La salud que tenemos los colombianos cuesta mucho más de lo que pagamos por ella. Este debería ser el eje central de la discusión de la reforma que cursa en la Cámara, pero no es así, a pesar de las voces que se han atrevido a sugerirlo. Nada más esta semana, la doctora Clemencia Mayorga, delegada de la Academia Nacional de Medicina, advirtió sobre el riesgo de que la reforma fracase en su aplicación por falta de financiación y puso el ejemplo de cuánto ha aumentado lo que el Estado paga en atención de enfermedades no transmisibles, citando un estudio del Banco de la República: de $1,5 billones en 2016 a $5,9 en 2021, que serán 8 a 10 billones en 2030. Ninguna reforma, al margen de qué tan público o qué tan privado quede el sistema de salud, puede funcionar con una variación de costos como esta, que muestra solo un rubro de los muchos que se han incrementado por factores que el proyecto no está atendiendo: envejecimiento poblacional, estilo de vida no saludable y desarrollo de nuevas y más costosas tecnologías médicas. Los 2 primeros factores dependen de cada persona; no obstante, del rol de los usuarios del sistema de salud tampoco habla la reforma.
¿No será momento de discutir sobre incentivos en el monto de las tarifas de salud para quienes hacen ejercicio y procuren tener una dieta sana, así como de algún tipo de castigo tarifario para quienes tienen un estilo de vida que les conduce irremediablemente a la enfermedad? Sé que la sola pregunta crispa a quienes defienden las libertades a toda costa, pero no se trata de coartar libertades sino de crear mecanismos para que la ciudadanía se responsabilice de lo que le toca en cuanto al costo de los derechos que reclama.
Otro ejemplo: si -como lo han dicho las EPS- cada año se pierden 16 millones de consultas médicas porque los/as pacientes no asisten a ellas, nada menos que el 20 % de las consultas programadas, ¿no será momento de hablar de aumentar el monto de las cuotas que deben pagar quienes no cancelan sus citas a tiempo? ¿Por qué el costo de ese descuido, tanto en dinero como en demoras de atención para quienes sí requieren el servicio tenemos que asumirlo todos?

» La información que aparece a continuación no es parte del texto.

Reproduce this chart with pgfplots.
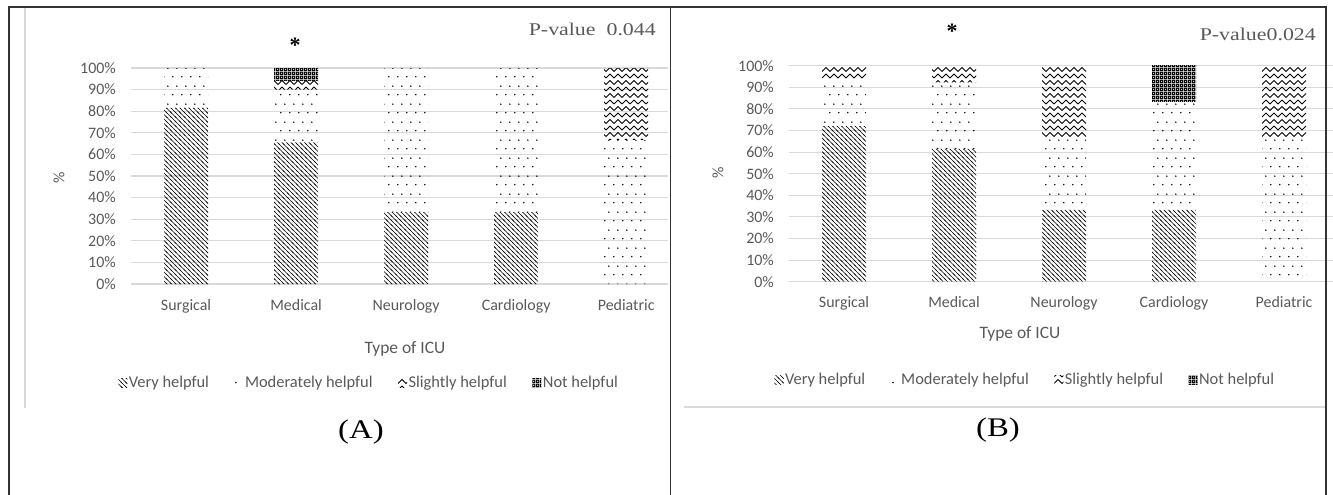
\documentclass[border=0pt]{standalone}
\usepackage{fontspec}
\setmainfont{Liberation Serif}
\newfontfamily\calibri{Carlito}
\newfontfamily\serifwide[FakeStretch=1.22]{Liberation Serif}
\usepackage{pgfplots}
\pgfplotsset{compat=1.18}
\usetikzlibrary{patterns}

\definecolor{txt}{HTML}{595959}
\definecolor{gridc}{HTML}{D9D9D9}

% Excel-like fill patterns
\pgfdeclarepatternformonly{vhelp}{\pgfqpoint{-1bp}{-1bp}}{\pgfqpoint{5.5bp}{5.5bp}}{\pgfqpoint{4.5bp}{4.5bp}}{%
  \pgfsetlinewidth{0.65bp}%
  \pgfpathmoveto{\pgfqpoint{-1bp}{5.5bp}}\pgfpathlineto{\pgfqpoint{5.5bp}{-1bp}}%
  \pgfusepath{stroke}}
\pgfdeclarepatternformonly{mhelp}{\pgfpointorigin}{\pgfqpoint{9bp}{18bp}}{\pgfqpoint{9bp}{18bp}}{%
  \pgfpathcircle{\pgfqpoint{2bp}{4.5bp}}{0.85bp}%
  \pgfpathcircle{\pgfqpoint{6.5bp}{13.5bp}}{0.85bp}%
  \pgfusepath{fill}}
\pgfdeclarepatternformonly{shelp}{\pgfqpoint{0bp}{-1bp}}{\pgfqpoint{8bp}{7bp}}{\pgfqpoint{8bp}{6.5bp}}{%
  \pgfsetlinewidth{0.9bp}%
  \pgfpathmoveto{\pgfqpoint{0bp}{3bp}}%
  \pgfpathcurveto{\pgfqpoint{1.3bp}{5.5bp}}{\pgfqpoint{2.7bp}{5.5bp}}{\pgfqpoint{4bp}{3bp}}%
  \pgfpathcurveto{\pgfqpoint{5.3bp}{0.5bp}}{\pgfqpoint{6.7bp}{0.5bp}}{\pgfqpoint{8bp}{3bp}}%
  \pgfusepath{stroke}}
\pgfdeclarepatternformonly{nhelp}{\pgfpointorigin}{\pgfqpoint{4bp}{4bp}}{\pgfqpoint{4bp}{4bp}}{%
  \pgfpathrectangle{\pgfpointorigin}{\pgfqpoint{4bp}{4bp}}%
  \pgfpathcircle{\pgfqpoint{2bp}{2bp}}{1.1bp}%
  \pgfseteorule\pgfusepath{fill}}

\pgfplotsset{
  icu/.style={
    anchor=south west, scale only axis, height=216bp,
    ybar stacked, bar width=44bp,
    xmin=-0.5, ymin=0, ymax=100,
    xtick={0,1,2,3,4},
    xticklabels={Surgical,Medical,Neurology,Cardiology,Pediatric},
    ytick={0,10,20,30,40,50,60,70,80,90,100},
    yticklabels={0\%,10\%,20\%,30\%,40\%,50\%,60\%,70\%,80\%,90\%,100\%},
    ymajorgrids, grid style={gridc, line width=1.1bp},
    axis line style={draw=none}, major tick length=0pt,
    tick label style={font=\calibri\fontsize{16}{19}\selectfont, text=txt},
    xticklabel style={anchor=base, yshift=-26bp},
    yticklabel style={anchor=east, inner sep=0pt, xshift=-15bp},
    legend columns=4,
    legend style={draw=none, fill=none, anchor=center,
      font=\calibri\fontsize{16.5}{19}\selectfont, text=txt,
      /tikz/every even column/.append style={column sep=24bp},
      nodes={inner sep=1.5bp}},
    legend image code/.code={\path[##1] (1bp,-4.5bp) rectangle (10bp,4.5bp);},
    clip=false,
  },
  vh/.style={pattern=vhelp, pattern color=black, draw=none},
  mh/.style={pattern=mhelp, pattern color=black, draw=none},
  sh/.style={pattern=shelp, pattern color=black, draw=none},
  nh/.style={pattern=nhelp, pattern color=black, draw=none},
}

\begin{document}
\begin{tikzpicture}
\path[use as bounding box] (0,0) rectangle (1333bp,-495bp);

% panel A
\begin{axis}[icu, at={(131bp,-284bp)}, width=537bp, xmax=4.38,
  legend style={at={(0.443,-0.458)}}]
\addplot[vh] coordinates {(0,81.5) (1,65.6) (2,33.3) (3,33.3) (4,0)};
\addplot[mh] coordinates {(0,18.5) (1,24.4) (2,66.7) (3,66.7) (4,66.7)};
\addplot[sh] coordinates {(0,0) (1,4.4) (2,0) (3,0) (4,33.3)};
\addplot[nh] coordinates {(0,0) (1,5.6) (2,0) (3,0) (4,0)};
\legend{Very helpful, Moderately helpful, Slightly helpful, Not helpful}
\end{axis}

% panel B
\begin{axis}[icu, at={(789bp,-281.7bp)}, width=544bp, xmax=4.445,
  legend style={at={(0.434,-0.455)}}]
\addplot[vh] coordinates {(0,72) (1,61.5) (2,33.3) (3,33.3) (4,0)};
\addplot[mh] coordinates {(0,22) (1,30.8) (2,33.3) (3,50) (4,66.7)};
\addplot[sh] coordinates {(0,6) (1,7.7) (2,33.4) (3,0) (4,33.3)};
\addplot[nh] coordinates {(0,0) (1,0) (2,0) (3,16.7) (4,0)};
\legend{Very helpful, Moderately helpful, Slightly helpful, Not helpful}
\end{axis}

% frames
\draw[gridc, line width=1.2bp] (25bp,-7bp) -- (25bp,-408bp);
\draw[gridc, line width=1.2bp] (684bp,-407bp) -- (1326bp,-407bp);
\draw[black!80, line width=1.5bp] (9bp,-495bp) -- (9bp,-7bp) -- (1326bp,-7bp) -- (1326bp,-495bp);
\draw[black!80, line width=1.5bp] (670.5bp,-7bp) -- (670.5bp,-495bp);

% texts
\begin{scope}[every node/.style={inner sep=0pt}]
\node[anchor=east, text=txt, font=\serifwide\fontsize{18}{20}\selectfont] at (656bp,-29bp) {P-value~~0.044};
\node[anchor=east, text=txt, font=\serifwide\fontsize{18}{20}\selectfont] at (1316bp,-34bp) {P-value0.024};
\node[font=\bfseries\fontsize{22}{24}\selectfont] at (295bp,-45bp) {*};
\node[font=\bfseries\fontsize{22}{24}\selectfont] at (952bp,-31bp) {*};
\node[rotate=90, text=txt, font=\calibri\fontsize{16}{19}\selectfont] at (59bp,-178bp) {\%};
\node[rotate=90, text=txt, font=\calibri\fontsize{16}{19}\selectfont] at (718bp,-173bp) {\%};
\node[text=txt, font=\calibri\fontsize{17.5}{20}\selectfont] at (405bp,-349bp) {Type of ICU};
\node[text=txt, font=\calibri\fontsize{17.5}{20}\selectfont] at (1020bp,-334bp) {Type of ICU};
\node[font=\serifwide\fontsize{27}{30}\selectfont] at (361bp,-432bp) {(A)};
\node[font=\serifwide\fontsize{27}{30}\selectfont] at (998bp,-430bp) {(B)};
\end{scope}
\end{tikzpicture}
\end{document}
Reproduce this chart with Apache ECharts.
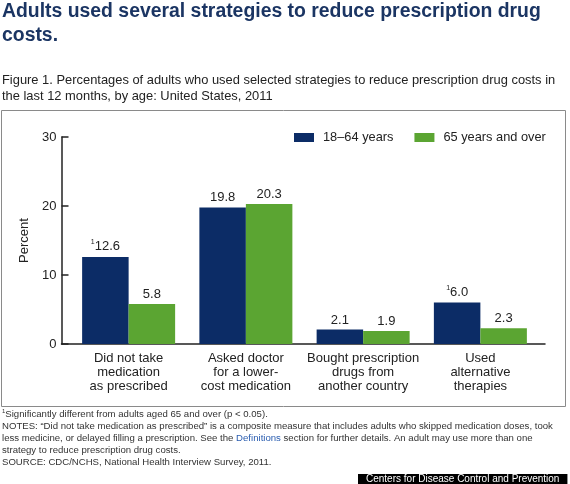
<!DOCTYPE html>
<html>
<head>
<meta charset="utf-8">
<script src="https://cdn.jsdelivr.net/npm/echarts@6/dist/echarts.min.js"></script>
<style>
html,body{margin:0;padding:0;background:#fff;}
#chart{width:570px;height:484px;}
</style>
</head>
<body>
<div id="chart"></div>
<script>
// ---- data ----
var categories = [
  'Did not take\nmedication\nas prescribed',
  'Asked doctor\nfor a lower-\ncost medication',
  'Bought prescription\ndrugs from\nanother country',
  'Used\nalternative\ntherapies'
];
var seriesNames = ['18\u201364 years', '65 years and over'];
var age18to64 = [12.6, 19.8, 2.1, 6.0];
var age65plus = [5.8, 20.3, 1.9, 2.3];
var significant = [true, false, false, true];
var yMin = 0, yMax = 30, yInterval = 10;

var NAVY = '#0c2c66';
var GREEN = '#5ba532';
var FONT = '"Liberation Sans", Arial, Helvetica, sans-serif';

var chart = echarts.init(document.getElementById('chart'), null, {renderer: 'canvas'});

function labelFmt(sigArr) {
  return function (p) {
    var s = p.value.toFixed(1);
    if (sigArr && sigArr[p.dataIndex]) return '{sup|1}{v|' + s + '}';
    return '{v|' + s + '}';
  };
}
var labelRich = {
  v: {fontSize: 13, color: '#222', fontFamily: FONT},
  sup: {fontSize: 7, color: '#222', fontFamily: FONT, padding: [0, 0, 8, 0]}
};

var option = {
  backgroundColor: '#fff',
  animation: false,
  textStyle: {fontFamily: FONT},
  title: [
    {
      text: 'Adults used several strategies to reduce prescription drug\ncosts.',
      left: 2, top: 0, padding: 0,
      textStyle: {fontSize: 19.4, fontWeight: 'bold', color: '#1b3563', lineHeight: 24, fontFamily: FONT}
    },
    {
      text: 'Figure 1. Percentages of adults who used selected strategies to reduce prescription drug costs in\nthe last 12 months, by age: United States, 2011',
      left: 2, top: 73, padding: 0,
      textStyle: {fontSize: 12.9, fontWeight: 'normal', color: '#222', lineHeight: 15.5, fontFamily: FONT}
    },
    {
      text: '{s|1}{t|Significantly different from adults aged 65 and over (p < 0.05).}\n' +
            '{t|NOTES: \u201cDid not take medication as prescribed\u201d is a composite measure that includes adults who skipped medication doses, took}\n' +
            '{t|less medicine, or delayed filling a prescription. See the }{l|Definitions}{t| section for further details. An adult may use more than one}\n' +
            '{t|strategy to reduce prescription drug costs.}\n' +
            '{t|SOURCE: CDC/NCHS, National Health Interview Survey, 2011.}',
      left: 2, top: 408, padding: 0,
      textStyle: {
        fontSize: 9.6, color: '#333', lineHeight: 12, fontWeight: 'normal', fontFamily: FONT,
        rich: {
          t: {fontSize: 9.6, color: '#333', lineHeight: 12, fontFamily: FONT},
          l: {fontSize: 9.6, color: '#2a5db0', lineHeight: 12, fontFamily: FONT},
          s: {fontSize: 6, color: '#333', lineHeight: 12, fontFamily: FONT, padding: [0, 0, 5, 0]}
        }
      }
    },
    {
      text: 'Centers for Disease Control and Prevention',
      left: 358, top: 474, padding: [0, 8, 0, 8],
      backgroundColor: '#000',
      textStyle: {fontSize: 10, color: '#fff', fontWeight: 'normal', lineHeight: 10, fontFamily: FONT}
    }
  ],
  graphic: [
    {
      type: 'rect', silent: true, z: -1,
      shape: {x: 1.5, y: 110.5, width: 564, height: 296},
      style: {fill: 'none', stroke: '#8a8a8a', lineWidth: 1}
    }
  ],
  legend: {
    data: seriesNames,
    left: 294, top: 131, padding: 0,
    itemWidth: 20, itemHeight: 9, itemGap: 21,
    icon: 'rect',
    textStyle: {fontSize: 12.8, color: '#222', fontFamily: FONT, padding: [0, 0, 0, 4]}
  },
  grid: [
    {left: 70, right: 31, top: 137, bottom: 140, containLabel: false},
    {left: 61.5, right: 25, top: 137, bottom: 140, containLabel: false}
  ],
  xAxis: [
    {
      type: 'category', gridIndex: 0, data: categories,
      axisLine: {show: false}, axisTick: {show: false},
      axisLabel: {fontSize: 13, color: '#222', lineHeight: 14, margin: 7, interval: 0, fontFamily: FONT}
    },
    {
      type: 'value', gridIndex: 1, min: 0, max: 1,
      axisLine: {show: true, onZero: false, lineStyle: {color: '#222', width: 1.5}},
      axisTick: {show: false}, axisLabel: {show: false}, splitLine: {show: false}
    }
  ],
  yAxis: [
    {
      type: 'value', gridIndex: 0, min: yMin, max: yMax, interval: yInterval, show: false
    },
    {
      type: 'value', gridIndex: 1, min: yMin, max: yMax, interval: yInterval,
      name: 'Percent', nameLocation: 'middle', nameGap: 25, nameRotate: 90,
      nameTextStyle: {fontSize: 13, color: '#222', fontFamily: FONT},
      axisLine: {show: true, onZero: false, lineStyle: {color: '#222', width: 1.5}},
      axisTick: {show: true, inside: true, length: 7, lineStyle: {color: '#222', width: 1.5}},
      axisLabel: {fontSize: 13, color: '#222', margin: 5, fontFamily: FONT},
      splitLine: {show: false}
    }
  ],
  series: [
    {
      name: seriesNames[0], type: 'bar', xAxisIndex: 0, yAxisIndex: 0,
      data: age18to64, barWidth: 46.5, barGap: '0%',
      itemStyle: {color: NAVY},
      label: {show: true, position: 'top', distance: 3, formatter: labelFmt(significant), rich: labelRich}
    },
    {
      name: seriesNames[1], type: 'bar', xAxisIndex: 0, yAxisIndex: 0,
      data: age65plus, barWidth: 46.5, barGap: '0%',
      itemStyle: {color: GREEN},
      label: {show: true, position: 'top', distance: 3, formatter: labelFmt(null), rich: labelRich}
    }
  ]
};
chart.setOption(option);
</script>
</body>
</html>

De lo otro que no se está hablando con suficiencia es de cómo garantizar la capacidad que tendrá que tener el gran administrador –La ADRES– para absorber las funciones que dejarán de ejecutar las EPS cuando se conviertan en gestoras de salud y vida. Lo que hemos visto hasta ahora desafortunadamente lleva a hacer malos augurios. Dos ejemplos: durante 2022 La ADRES revisó mensualmente entre 40.000 y 68.000 reclamaciones de las IPS por atención de siniestros viales vía SOAT y por recobros de las EPS. Esas cifras cayeron a 18.000 en enero de 2023, a 1099 en marzo, y a 5, ¡sí, 5! en junio de este año. ¿La razón? Cesó el contrato con la firma de auditoría y la entidad decidió hacer un proceso de contratación con más proponentes. Buena cosa en aras de la transparencia, pero mala en términos de eficiencia y sobre todo en causal de asfixia para los hospitales. El otro ejemplo es que el llamado ‘giro directo’, para hacer más expedito el flujo de recursos sin que tengan que pasar por las EPS tampoco está siendo tan efectivo. Está en 60 % para IPS púbicas y en 1 % para IPS privadas, según datos de la Asociación de Clínicas y Hospitales. Entonces, ¿por qué no hablamos de lo que toca? Seguir manteniendo la no despreciable cifra de que solo el 1% de los colombianos considera que tiene mala salud, según la OCDE, es imposible si pretendemos mantener uno de los planes de servicios en salud más onerosos del mundo con solo $130.000 pesos mensuales –la UPC de este año–, no importa si quien maneja el dinero es privado o es público.